TASK DESCRIPTION
Copy nothing but the text: repeat each entry exactly and drop the images.

START ENTRIES SHOWN

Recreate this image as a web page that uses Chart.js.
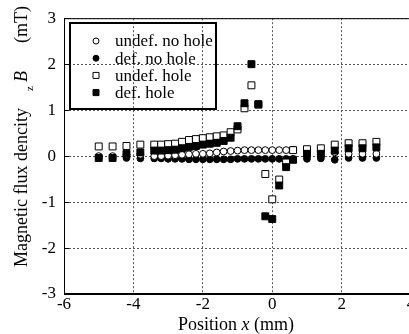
<!DOCTYPE html>
<html>
<head>
<meta charset="utf-8">
<script src="https://cdn.jsdelivr.net/npm/chart.js@4"></script>
<style>
  html, body { margin: 0; padding: 0; background: #fff; overflow: hidden; width: 409px; height: 334px; }
  #wrap { position: relative; width: 417px; height: 334px; }
</style>
</head>
<body>
<div id="wrap"><canvas id="chart"></canvas></div>
<script>
// probe positions (mm)
const positions = [-5.0, -4.6, -4.2, -3.8,
  -3.4, -3.2, -3.0, -2.8, -2.6, -2.4, -2.2, -2.0, -1.8, -1.6, -1.4, -1.2, -1.0,
  -0.8, -0.6, -0.4, -0.2, 0.0, 0.2, 0.4, 0.6,
  1.0, 1.4, 1.8, 2.2, 2.6, 3.0];

// Bz (mT)
const undefNoHole = [0.00, 0.00, 0.03, 0.03,
  0.00, 0.00, 0.01, 0.02, 0.03, 0.04, 0.05, 0.05, 0.06, 0.08, 0.10, 0.11, 0.12,
  0.13, 0.13, 0.13, 0.13, 0.13, 0.13, 0.13, 0.14,
  0.13, 0.12, 0.08, 0.05, 0.05, 0.05];
const defNoHole = [-0.04, -0.04, -0.04, -0.05,
  -0.05, -0.05, -0.06, -0.06, -0.06, -0.07, -0.07, -0.07, -0.07, -0.07, -0.07, -0.07, -0.06,
  -0.06, -0.06, -0.06, -0.06, -0.06, -0.06, -0.06, -0.06,
  -0.06, -0.05, -0.08, -0.04, -0.04, -0.04];
const undefHole = [0.21, 0.21, 0.22, 0.25,
  0.25, 0.25, 0.26, 0.27, 0.31, 0.35, 0.37, 0.39, 0.41, 0.43, 0.45, 0.52, 0.58,
  1.04, 1.54, 1.12, -0.39, -0.94, -0.51, -0.14, 0.13,
  0.15, 0.17, 0.25, 0.28, 0.28, 0.31];
const defHole = [-0.04, -0.04, 0.05, 0.08,
  0.12, 0.12, 0.13, 0.14, 0.17, 0.20, 0.22, 0.25, 0.27, 0.29, 0.33, 0.40, 0.65,
  1.15, 2.00, 1.13, -1.31, -1.37, -0.64, -0.24, -0.08,
  0.05, 0.05, 0.12, 0.17, 0.17, 0.19];

const seriesLabels = ['undef. no hole', 'def. no hole', 'undef. hole', 'def. hole'];
const xTicks = [-6, -4, -2, 0, 2, 4];
const yTicks = [-3, -2, -1, 0, 1, 2, 3];

const SERIF = '"Liberation Serif", "Times New Roman", serif';

function toPoints(ys) {
  return positions.map((x, i) => ({ x, y: ys[i] }));
}

function makeSet(label, ys, style, filled, order) {
  const isRect = style === 'rect';
  return {
    label,
    data: toPoints(ys),
    pointStyle: style,
    pointRadius: isRect ? 4.9 : 3.4,
    pointHoverRadius: isRect ? 4.9 : 3.4,
    borderWidth: 1,
    borderColor: '#000',
    backgroundColor: filled ? '#000' : '#fff',
    showLine: false,
    order
  };
}

const datasets = [
  makeSet(seriesLabels[0], undefNoHole, 'circle', false, 2),
  makeSet(seriesLabels[1], defNoHole, 'circle', true, 3),
  makeSet(seriesLabels[2], undefHole, 'rect', false, 1),
  makeSet(seriesLabels[3], defHole, 'rect', true, 0)
];

// titles, frame, inward ticks and the boxed legend
const decorations = {
  id: 'decorations',
  afterDraw(chart) {
    const ctx = chart.ctx;
    const a = chart.chartArea;
    const ys = chart.scales.y;
    ctx.save();

    // frame
    ctx.strokeStyle = '#000';
    ctx.lineWidth = 1;
    ctx.setLineDash([]);
    ctx.strokeRect(a.left + 0.5, a.top + 0.5, a.right - a.left - 1, a.bottom - a.top - 1);

    // inward ticks on the left axis
    yTicks.forEach(v => {
      const py = Math.round(ys.getPixelForValue(v)) + 0.5;
      ctx.beginPath();
      ctx.moveTo(a.left, py);
      ctx.lineTo(a.left + 5, py);
      ctx.stroke();
    });

    ctx.fillStyle = '#000';

    // x title
    ctx.textBaseline = 'alphabetic';
    ctx.textAlign = 'left';
    const xParts = [
      { t: 'Position ', f: '18px ' + SERIF },
      { t: 'x', f: 'italic 18px ' + SERIF },
      { t: ' (mm)', f: '18px ' + SERIF }
    ];
    let tw = 0;
    xParts.forEach(p => { ctx.font = p.f; p.w = ctx.measureText(p.t).width; tw += p.w; });
    let px = 236 - tw / 2;
    xParts.forEach(p => { ctx.font = p.f; ctx.fillText(p.t, px, 330); px += p.w; });

    // y title, rotated
    ctx.save();
    ctx.translate(27, 267);
    ctx.rotate(-Math.PI / 2);
    ctx.font = '18px ' + SERIF;
    ctx.fillText('Magnetic flux dencity', 0, 0);
    ctx.font = '11px ' + SERIF;
    ctx.fillText('z', 176, 6);
    ctx.font = 'italic 18px ' + SERIF;
    ctx.fillText('B', 185, 0);
    ctx.font = '18px ' + SERIF;
    ctx.fillText('(mT)', 224, 0);
    ctx.restore();

    // legend box
    const box = { x: 70, y: 23, w: 146, h: 86 };
    ctx.lineWidth = 2;
    ctx.strokeRect(box.x, box.y, box.w, box.h);
    ctx.font = '17px ' + SERIF;
    ctx.textBaseline = 'middle';
    chart.data.datasets.forEach((ds, i) => {
      const cy = box.y + 18 + i * 17.2;
      ctx.lineWidth = 1;
      ctx.beginPath();
      if (ds.pointStyle === 'rect') {
        ctx.rect(96 - 3, cy - 3, 6, 6);
      } else {
        ctx.arc(96, cy, 3, 0, Math.PI * 2);
      }
      ctx.fillStyle = ds.backgroundColor;
      ctx.strokeStyle = '#000';
      ctx.fill();
      ctx.stroke();
      ctx.fillStyle = '#000';
      ctx.fillText(ds.label, 115, cy + 1);
    });
    ctx.restore();
  }
};

const gridStyle = { color: '#555', lineWidth: 1, drawTicks: false };

new Chart(document.getElementById('chart'), {
  type: 'scatter',
  data: { datasets },
  options: {
    responsive: true,
    maintainAspectRatio: false,
    animation: false,
    events: [],
    layout: { padding: { top: 17, right: 0, bottom: 0, left: 0 } },
    plugins: {
      legend: { display: false },
      tooltip: { enabled: false }
    },
    scales: {
      x: {
        type: 'linear',
        min: -6,
        max: 4,
        afterBuildTicks: s => { s.ticks = xTicks.map(v => ({ value: v })); },
        afterFit: s => { s.height = 40; },
        grid: gridStyle,
        border: { display: true, color: '#000', width: 1, dash: [2, 2] },
        ticks: {
          color: '#000',
          padding: 0,
          maxRotation: 0,
          autoSkip: false,
          font: { family: SERIF, size: 17 }
        }
      },
      y: {
        type: 'linear',
        min: -3,
        max: 3,
        afterBuildTicks: s => { s.ticks = yTicks.map(v => ({ value: v })); },
        afterFit: s => { s.width = 64; },
        grid: gridStyle,
        border: { display: true, color: '#000', width: 1, dash: [2, 2] },
        ticks: {
          color: '#000',
          padding: 8,
          autoSkip: false,
          font: { family: SERIF, size: 17 }
        }
      }
    }
  },
  plugins: [decorations]
});
</script>
</body>
</html>
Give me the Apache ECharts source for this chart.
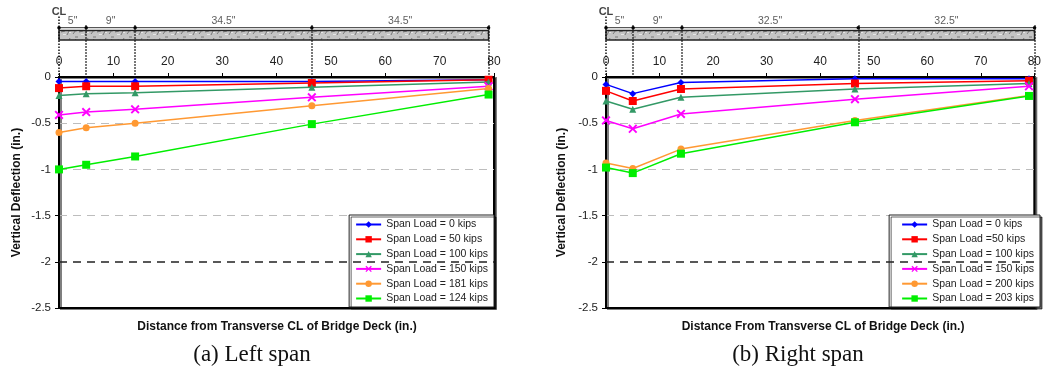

END ENTRIES SHOWN

SOLVED PROBLEM
Recreate this image as a web page that uses Chart.js.
<!DOCTYPE html>
<html>
<head>
<meta charset="utf-8">
<script src="https://cdn.jsdelivr.net/npm/chart.js@4"></script>
<style>
  html, body { margin: 0; padding: 0; background: #fff; overflow: hidden; width: 409px; height: 334px; }
  #wrap { position: relative; width: 417px; height: 334px; }
</style>
</head>
<body>
<div id="wrap"><canvas id="chart"></canvas></div>
<script>
// probe positions (mm)
const positions = [-5.0, -4.6, -4.2, -3.8,
  -3.4, -3.2, -3.0, -2.8, -2.6, -2.4, -2.2, -2.0, -1.8, -1.6, -1.4, -1.2, -1.0,
  -0.8, -0.6, -0.4, -0.2, 0.0, 0.2, 0.4, 0.6,
  1.0, 1.4, 1.8, 2.2, 2.6, 3.0];

// Bz (mT)
const undefNoHole = [0.00, 0.00, 0.03, 0.03,
  0.00, 0.00, 0.01, 0.02, 0.03, 0.04, 0.05, 0.05, 0.06, 0.08, 0.10, 0.11, 0.12,
  0.13, 0.13, 0.13, 0.13, 0.13, 0.13, 0.13, 0.14,
  0.13, 0.12, 0.08, 0.05, 0.05, 0.05];
const defNoHole = [-0.04, -0.04, -0.04, -0.05,
  -0.05, -0.05, -0.06, -0.06, -0.06, -0.07, -0.07, -0.07, -0.07, -0.07, -0.07, -0.07, -0.06,
  -0.06, -0.06, -0.06, -0.06, -0.06, -0.06, -0.06, -0.06,
  -0.06, -0.05, -0.08, -0.04, -0.04, -0.04];
const undefHole = [0.21, 0.21, 0.22, 0.25,
  0.25, 0.25, 0.26, 0.27, 0.31, 0.35, 0.37, 0.39, 0.41, 0.43, 0.45, 0.52, 0.58,
  1.04, 1.54, 1.12, -0.39, -0.94, -0.51, -0.14, 0.13,
  0.15, 0.17, 0.25, 0.28, 0.28, 0.31];
const defHole = [-0.04, -0.04, 0.05, 0.08,
  0.12, 0.12, 0.13, 0.14, 0.17, 0.20, 0.22, 0.25, 0.27, 0.29, 0.33, 0.40, 0.65,
  1.15, 2.00, 1.13, -1.31, -1.37, -0.64, -0.24, -0.08,
  0.05, 0.05, 0.12, 0.17, 0.17, 0.19];

const seriesLabels = ['undef. no hole', 'def. no hole', 'undef. hole', 'def. hole'];
const xTicks = [-6, -4, -2, 0, 2, 4];
const yTicks = [-3, -2, -1, 0, 1, 2, 3];

const SERIF = '"Liberation Serif", "Times New Roman", serif';

function toPoints(ys) {
  return positions.map((x, i) => ({ x, y: ys[i] }));
}

function makeSet(label, ys, style, filled, order) {
  const isRect = style === 'rect';
  return {
    label,
    data: toPoints(ys),
    pointStyle: style,
    pointRadius: isRect ? 4.9 : 3.4,
    pointHoverRadius: isRect ? 4.9 : 3.4,
    borderWidth: 1,
    borderColor: '#000',
    backgroundColor: filled ? '#000' : '#fff',
    showLine: false,
    order
  };
}

const datasets = [
  makeSet(seriesLabels[0], undefNoHole, 'circle', false, 2),
  makeSet(seriesLabels[1], defNoHole, 'circle', true, 3),
  makeSet(seriesLabels[2], undefHole, 'rect', false, 1),
  makeSet(seriesLabels[3], defHole, 'rect', true, 0)
];

// titles, frame, inward ticks and the boxed legend
const decorations = {
  id: 'decorations',
  afterDraw(chart) {
    const ctx = chart.ctx;
    const a = chart.chartArea;
    const ys = chart.scales.y;
    ctx.save();

    // frame
    ctx.strokeStyle = '#000';
    ctx.lineWidth = 1;
    ctx.setLineDash([]);
    ctx.strokeRect(a.left + 0.5, a.top + 0.5, a.right - a.left - 1, a.bottom - a.top - 1);

    // inward ticks on the left axis
    yTicks.forEach(v => {
      const py = Math.round(ys.getPixelForValue(v)) + 0.5;
      ctx.beginPath();
      ctx.moveTo(a.left, py);
      ctx.lineTo(a.left + 5, py);
      ctx.stroke();
    });

    ctx.fillStyle = '#000';

    // x title
    ctx.textBaseline = 'alphabetic';
    ctx.textAlign = 'left';
    const xParts = [
      { t: 'Position ', f: '18px ' + SERIF },
      { t: 'x', f: 'italic 18px ' + SERIF },
      { t: ' (mm)', f: '18px ' + SERIF }
    ];
    let tw = 0;
    xParts.forEach(p => { ctx.font = p.f; p.w = ctx.measureText(p.t).width; tw += p.w; });
    let px = 236 - tw / 2;
    xParts.forEach(p => { ctx.font = p.f; ctx.fillText(p.t, px, 330); px += p.w; });

    // y title, rotated
    ctx.save();
    ctx.translate(27, 267);
    ctx.rotate(-Math.PI / 2);
    ctx.font = '18px ' + SERIF;
    ctx.fillText('Magnetic flux dencity', 0, 0);
    ctx.font = '11px ' + SERIF;
    ctx.fillText('z', 176, 6);
    ctx.font = 'italic 18px ' + SERIF;
    ctx.fillText('B', 185, 0);
    ctx.font = '18px ' + SERIF;
    ctx.fillText('(mT)', 224, 0);
    ctx.restore();

    // legend box
    const box = { x: 70, y: 23, w: 146, h: 86 };
    ctx.lineWidth = 2;
    ctx.strokeRect(box.x, box.y, box.w, box.h);
    ctx.font = '17px ' + SERIF;
    ctx.textBaseline = 'middle';
    chart.data.datasets.forEach((ds, i) => {
      const cy = box.y + 18 + i * 17.2;
      ctx.lineWidth = 1;
      ctx.beginPath();
      if (ds.pointStyle === 'rect') {
        ctx.rect(96 - 3, cy - 3, 6, 6);
      } else {
        ctx.arc(96, cy, 3, 0, Math.PI * 2);
      }
      ctx.fillStyle = ds.backgroundColor;
      ctx.strokeStyle = '#000';
      ctx.fill();
      ctx.stroke();
      ctx.fillStyle = '#000';
      ctx.fillText(ds.label, 115, cy + 1);
    });
    ctx.restore();
  }
};

const gridStyle = { color: '#555', lineWidth: 1, drawTicks: false };

new Chart(document.getElementById('chart'), {
  type: 'scatter',
  data: { datasets },
  options: {
    responsive: true,
    maintainAspectRatio: false,
    animation: false,
    events: [],
    layout: { padding: { top: 17, right: 0, bottom: 0, left: 0 } },
    plugins: {
      legend: { display: false },
      tooltip: { enabled: false }
    },
    scales: {
      x: {
        type: 'linear',
        min: -6,
        max: 4,
        afterBuildTicks: s => { s.ticks = xTicks.map(v => ({ value: v })); },
        afterFit: s => { s.height = 40; },
        grid: gridStyle,
        border: { display: true, color: '#000', width: 1, dash: [2, 2] },
        ticks: {
          color: '#000',
          padding: 0,
          maxRotation: 0,
          autoSkip: false,
          font: { family: SERIF, size: 17 }
        }
      },
      y: {
        type: 'linear',
        min: -3,
        max: 3,
        afterBuildTicks: s => { s.ticks = yTicks.map(v => ({ value: v })); },
        afterFit: s => { s.width = 64; },
        grid: gridStyle,
        border: { display: true, color: '#000', width: 1, dash: [2, 2] },
        ticks: {
          color: '#000',
          padding: 8,
          autoSkip: false,
          font: { family: SERIF, size: 17 }
        }
      }
    }
  },
  plugins: [decorations]
});
</script>
</body>
</html>
Give me the Apache ECharts source for this chart.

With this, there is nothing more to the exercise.